Where attempts to resolve the problems of urban unemployment take place, the result has been the unintended consequences of industrialization and urbanization, with pollution the most salient one. Cities of the developing world are noisier and more polluted than cities of the developed world. Despite the fact that quality of life in urban areas has qualitatively improved compared with quality of life in rural areas, inadequate housing is one of the chronic problems in developing world cities. More than 75 percent of the urban population in these cities lives in overcrowded slums, squatter settlements, and shantytowns where life is extremely precarious. Consequently, as the problem of cities of the developing world is the presence of too many problems without the accompanying social means of prevailing over them, many social scientists fear that the breakdown of urban giants of the developing world may take place unless a social miracle of sorts comes to pass.

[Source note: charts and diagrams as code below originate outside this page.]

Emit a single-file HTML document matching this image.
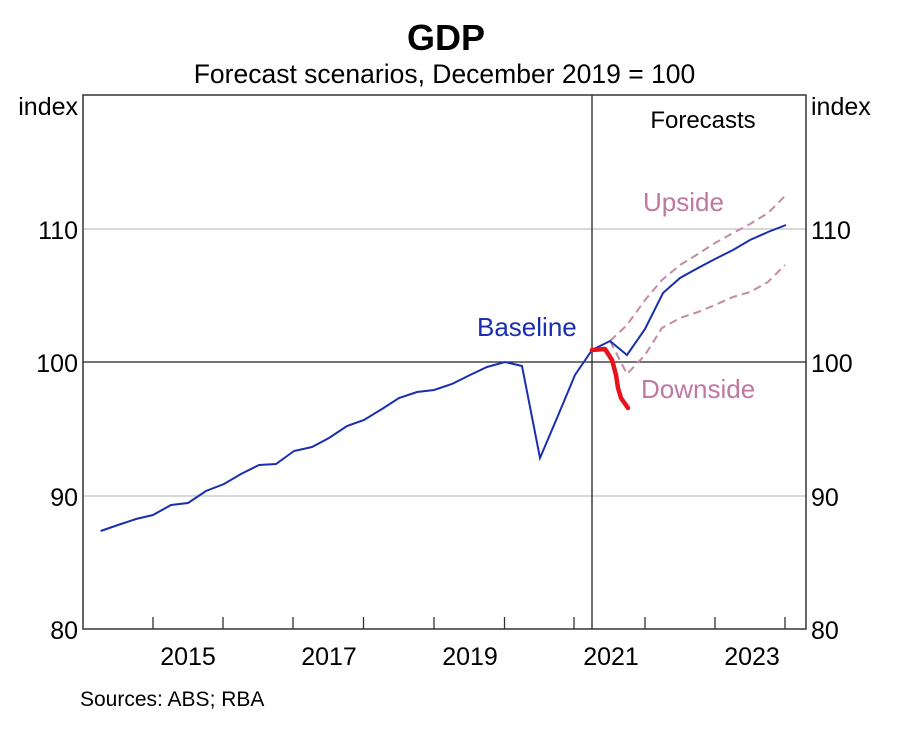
<!DOCTYPE html>
<html><head><meta charset="utf-8"><style>body{margin:0;background:#fff}svg{display:block}</style></head>
<body>
<svg width="898" height="732" xmlns="http://www.w3.org/2000/svg" font-family="Liberation Sans, Arial, sans-serif">
<text x="446" y="50" text-anchor="middle" font-size="36" font-weight="bold">GDP</text>
<text x="444.5" y="83" text-anchor="middle" font-size="26.5">Forecast scenarios, December 2019 = 100</text>
<line x1="83" y1="229" x2="806" y2="229" stroke="#c0c0c0" stroke-width="1.3"/>
<line x1="83" y1="496" x2="806" y2="496" stroke="#c0c0c0" stroke-width="1.3"/>
<line x1="83" y1="362" x2="806" y2="362" stroke="#222" stroke-width="1.3"/>
<line x1="592" y1="95" x2="592" y2="629" stroke="#222" stroke-width="1.3"/>
<rect x="83" y="95" width="723" height="534" fill="none" stroke="#333" stroke-width="1.5"/>
<g stroke="#333" stroke-width="1.3">
<line x1="153" y1="629" x2="153" y2="617"/><line x1="223" y1="629" x2="223" y2="617"/><line x1="293" y1="629" x2="293" y2="617"/><line x1="363.5" y1="629" x2="363.5" y2="617"/><line x1="434" y1="629" x2="434" y2="617"/><line x1="504.5" y1="629" x2="504.5" y2="617"/><line x1="574" y1="629" x2="574" y2="617"/><line x1="645" y1="629" x2="645" y2="617"/><line x1="715" y1="629" x2="715" y2="617"/><line x1="785" y1="629" x2="785" y2="617"/>
</g>
<g font-size="25" text-anchor="middle">
<text x="188" y="665">2015</text><text x="329" y="665">2017</text><text x="470" y="665">2019</text><text x="611" y="665">2021</text><text x="752" y="665">2023</text>
</g>
<g font-size="25" text-anchor="end">
<text x="78" y="239">110</text><text x="78" y="372">100</text><text x="78" y="506">90</text><text x="78" y="639">80</text>
<text x="78" y="115">index</text>
</g>
<g font-size="25" text-anchor="start">
<text x="811" y="239">110</text><text x="811" y="372">100</text><text x="811" y="506">90</text><text x="811" y="639">80</text>
<text x="811" y="115">index</text>
</g>
<text x="703" y="128" font-size="24" text-anchor="middle">Forecasts</text>
<text x="643" y="211" font-size="26" fill="#c0789f">Upside</text>
<text x="641" y="398" font-size="26" fill="#c0789f">Downside</text>
<text x="477" y="336" font-size="26" fill="#1a2fb0">Baseline</text>
<polyline fill="none" stroke="#c48aa6" stroke-width="2" stroke-dasharray="8,5" points="610,341 627,325 645,300 662,280 680,265 698,254 715,243 733,233 750,224 768,213 785,196"/>
<polyline fill="none" stroke="#c48aa6" stroke-width="2" stroke-dasharray="8,5" points="610,341 627,374 645,355 662,328 680,318 698,312 715,305 733,297 750,292 768,282 785,265"/>
<polyline fill="none" stroke="#1a2fb0" stroke-width="2" points="100.6,531 118,525 136,519 153,515 171,505 188,503 206,491 224,484 241,474 259,465 276,464 294,451 312,447 329,438 347,426 364,420 382,409 399,398 417,392 434,390 452,384 470,375 487,367 505,362 522,366 540,458 557,418 575,375 592,350 610,341 627,355 645,329 663,293 680,278 698,268 715,259 733,250 750,240 768,232 786,225"/>
<polyline fill="none" stroke="#e8141c" stroke-width="4.5" stroke-linejoin="round" stroke-linecap="round" points="592,350 605,349 612,360 616,375 618,388 621,398 628,408"/>
<text x="80" y="706" font-size="21">Sources: ABS; RBA</text>
</svg>
</body></html>
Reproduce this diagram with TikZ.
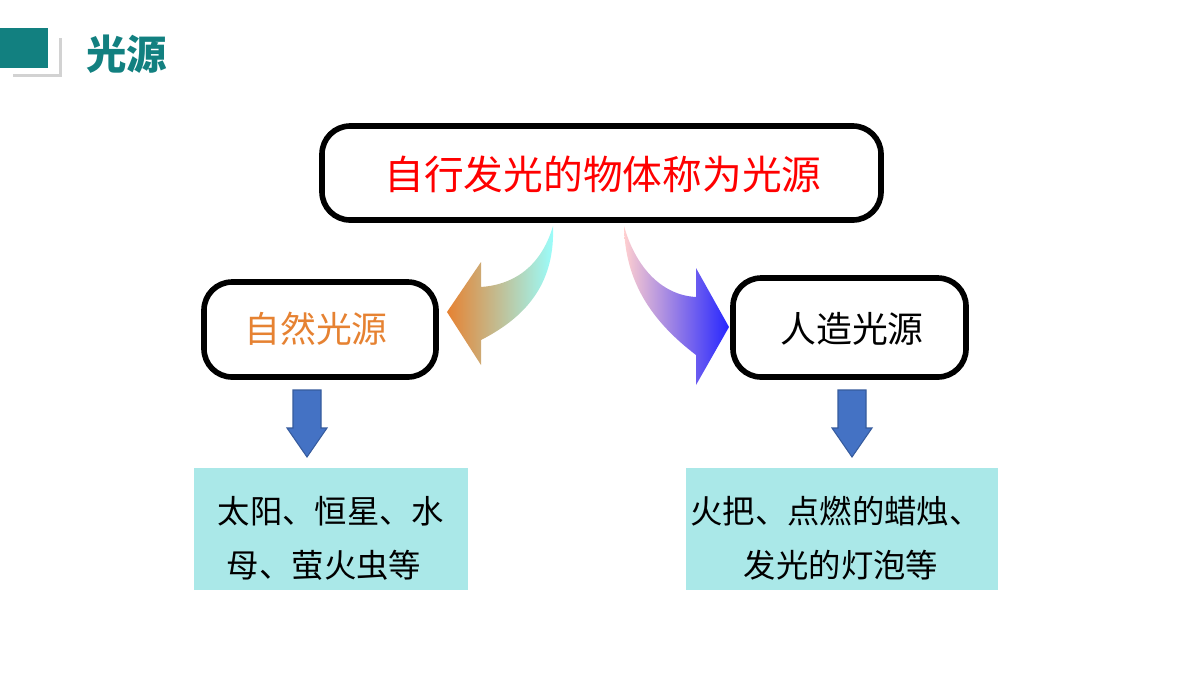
\documentclass[tikz,border=0pt]{standalone}
\usepackage{fontspec}
\newfontfamily\cjk{Noto Sans CJK SC}
\usepackage{xcolor}
\usepackage{tikz}
\definecolor{teal1}{RGB}{18,128,128}
\definecolor{aqua1}{RGB}{170,232,232}
\definecolor{blue1}{RGB}{68,114,196}
\definecolor{orange1}{RGB}{230,130,50}
\tikzset{
	frame/.style={draw=black, line width=1.6pt, rounded corners=8pt, fill=white},
	note/.style={font=\cjk\fontsize{9.2}{12}\selectfont},
	down/.style={fill=blue1, draw=blue1!80!black, line width=0.3pt}
}
\begin{document}
\begin{tikzpicture}[x=0.01cm,y=-0.01cm]
	\useasboundingbox (0,0) rectangle (1200,675);

	% header
	\fill[gray!35] (13,38) rectangle (62,77);
	\fill[white] (10,35) rectangle (59,74);
	\fill[teal1] (0,28) rectangle (48,68);
	\node[text=teal1, font=\cjk\bfseries\fontsize{11.5}{12}\selectfont] (title) at (127,54) {光源};

	% boxes
	\draw[frame] (322,126) rectangle (881,220);
	\node[text=red, font=\cjk\fontsize{11.3}{12}\selectfont] (top) at (603,174) {自行发光的物体称为光源};
	\draw[frame] (204,282) rectangle (436,377);
	\node[text=orange1, font=\cjk\fontsize{10.2}{12}\selectfont] (nat) at (316,329) {自然光源};
	\draw[frame] (733,278) rectangle (966,377);
	\node[font=\cjk\fontsize{10.2}{12}\selectfont] (art) at (852,329) {人造光源};

	% curved arrows
	\shade[left color=orange1, right color=cyan!40] (553,226) .. controls (540,270) and (510,285) .. (481,287)
		-- (481,262) -- (447,312) -- (481,365) -- (481,340) .. controls (530,315) and (555,280) .. cycle;
	\shade[left color=pink!75, right color=blue!85] (624,226) .. controls (635,265) and (660,295) .. (696,297)
		-- (696,268) -- (729,327) -- (696,385) -- (696,355) .. controls (650,320) and (625,280) .. cycle;

	% down arrows
	\foreach \x in {307,852}
		\draw[down] (\x-14,390) -- (\x+14,390) -- (\x+14,428) -- (\x+20,428) -- (\x,457)
			-- (\x-20,428) -- (\x-14,428) -- cycle;

	% details
	\fill[aqua1] (194,468) rectangle (468,590);
	\fill[aqua1] (686,468) rectangle (998,590);
	\node[note] (n1) at (331,511) {太阳、恒星、水};
	\node[note] (n2) at (324,565) {母、萤火虫等};
	\node[note] (a1) at (836,511) {火把、点燃的蜡烛、};
	\node[note] (a2) at (841,565) {发光的灯泡等};
\end{tikzpicture}
\end{document}
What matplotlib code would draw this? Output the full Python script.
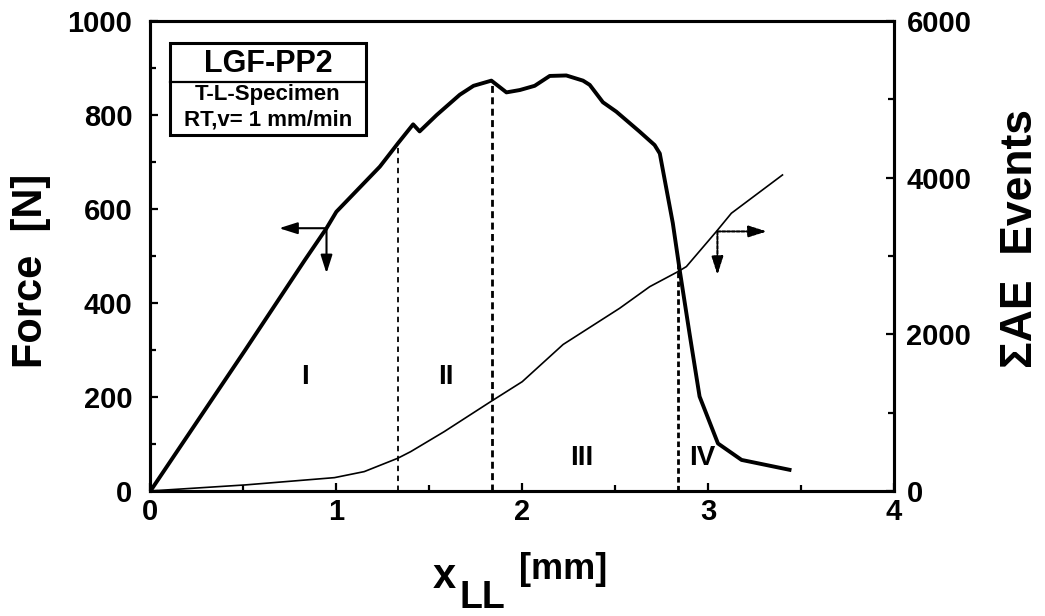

In spite of the colossal number of resources at their disposal, highly industrialized nations have not spared themselves from urban problems either. Although the types of chronic problems that Friedrich Engels described in his ethnographic work on Manchester do not exist today, cities of the highly industrialized nations still suffer from "old" (poverty, violence) and "new" (pollution, traffic congestion) social problems.
In the United States, for instance, poverty--mainly caused by the loss of manufacturing jobs due to globalization processes, the migration of white-collar corporations and manufacturing firms to the suburbs, and the retraction of investment from inner cities--is one of the "old" problems that afflict urban dwellers, especially inhabitants of the inner city, a significant number of whom fall under the social category of the underclass. Members of the underclass are not just at the bottom of social hierarchy, but they are beneath the class structure. Consisting of single mothers on welfare, teenagers, and the homeless, the underclass have virtually no social and economic capital and are trapped in a cycle of poverty from which they are incapable of escaping.
References:
1) Gottdiener, Mark and Ray Hutchison. 2006. The New Urban Sociology. 3rd ed. Boulder, CO: Westview.
2) Macionis, John J. and Vincent N. Parrillo. 2007. Cities and Urban Life. 4th ed. Upper Saddle River, NJ: Prentice Hall.
3) Parker, Simon. 2004. Urban Theory and the Urban Experience: Encountering the City. New York: Routledge.